James Perna is a partner in the Krooth & Altman, LLP law firm and the head of its tax department. He previously served as an attorney with the IRS's Office of Chief Counsel in Washington and as attorney-advisor to the Chief Judge of U.S. Tax Court. He has also done financial analyses for the UNDP in New York and Kyowa Bank in Tokyo and served as a Peace Corps Volunteer in Brazil. He has contributed legal services to The Development GAP since its inception.

Laura Roosevelt is a poet and free-lance journalist living in Martha’s Vineyard. After working for five years with the OAS-affiliated Pan American Development Foundation and earning an MBA from the Yale University School of Organization and Management, she worked at J.P. Morgan & Company in Corporate Finance and then in the bank’s philanthropy department, responsible for grantmaking to non-profit arts and international relief and development organizations. She is a member of the board of the Franklin and Eleanor Roosevelt Institute and has served on the boards of a number of other non-profit organizations.
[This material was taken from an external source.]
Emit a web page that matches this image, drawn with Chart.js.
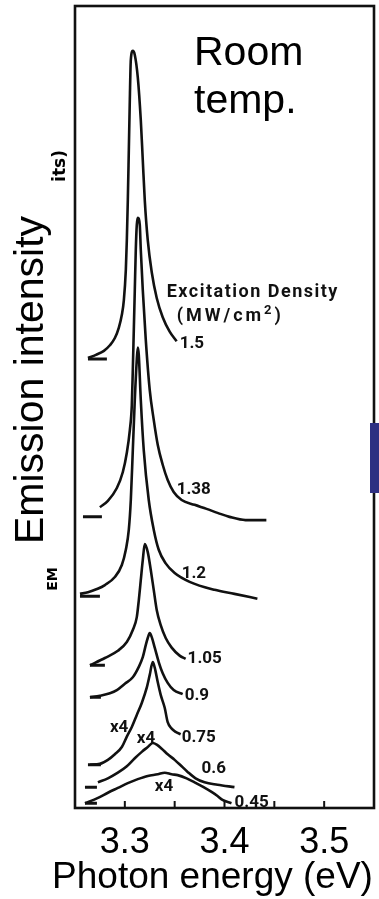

Martin Seldman, an executive coach and organizational psychologist, is President of Seldman Executive Development Programs. He has worked with both profit and not-for-profit organizations in the United States and overseas in such places as Brazil and Japan, where he has also resided, specializing in team building, conflict resolution, feedback systems and in other skills development. He contributes advisory services to The Development GAP and is the author of numerous books, including Super Selling through Self Talk, published in English and Japanese, and Survival of the Savvy, a Wall Street Journal Best Seller published in English and Chinese.